Numerical simulations of time-domain seismic wave propagation for a point source in 2-D onshore and offshore geological models

Abstract

This research demonstrates an innovative numerical technique to simulate seismic wave propagation of a practical point source in complex 2-D geological models, which encompass a free surface topography, an undulating seafloor, and acoustic, elastic isotropic, viscoacoustic and viscoelastic anisotropic rocks. This technique is particularly beneficial in scenarios where 3-D wave modeling is resource-intensive and may efficiently offer the 3-D wavefields from arbitrary 2-D geological models often encountered in practice. Based on the point-source viscoelastic wave equations in a 2-D heterogeneous tilted transversely isotropic (TTI) medium, representative of subsurface igneous and sedimentary rocks, we tailor the wave equations valid for different rocks and the boundary conditions of the free-surface topography and seafloor and adapt the conventional memory variable method and the newly developed Taylor-series recursive convolution method to solve such point-source comprehensive wave equations.
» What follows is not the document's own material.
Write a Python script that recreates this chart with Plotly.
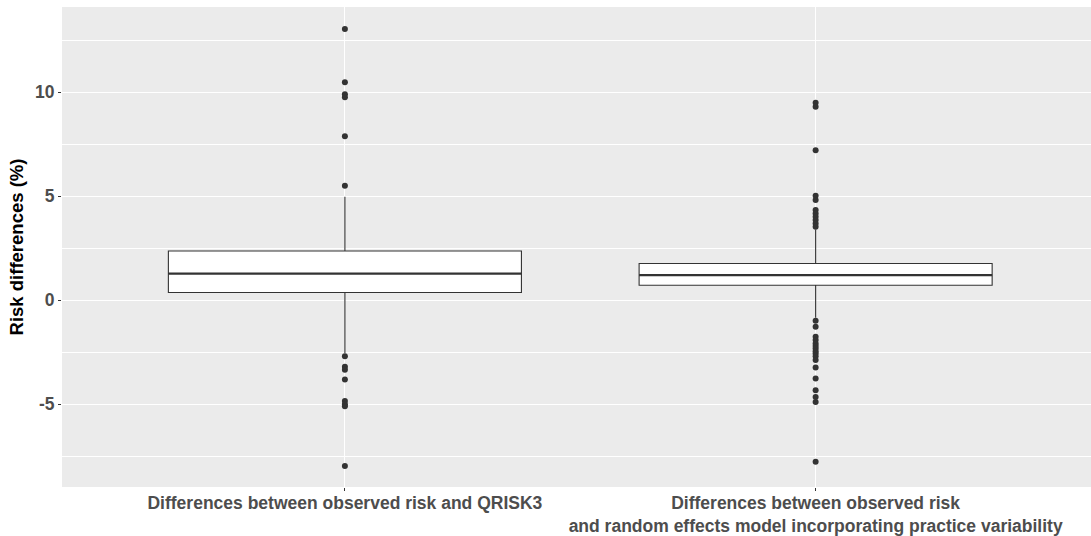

To overcome the inherent computational intensity of the methods, we convert the complex domain into a real domain and implement a fully parallelized computing strategy to ensure that the runtime of the numerical simulation remains on par with that of common 2-D wave modeling. Our experimental validations confirm the accuracy of the Taylor-series recursive method to offer the 3-D wavefields in an arbitrary heterogeneous 2-D geological model having a free-surface topography or an undulating seafloor. Moreover, our applications of this technique to two benchmark practical 2-D geological models demonstrate its capability to replicate 3-D wavefields in arbitrary viscoelastic anisotropic media, and greatly help in interpreting offshore and onshore seismic data and generating an accurate image of the subsurface.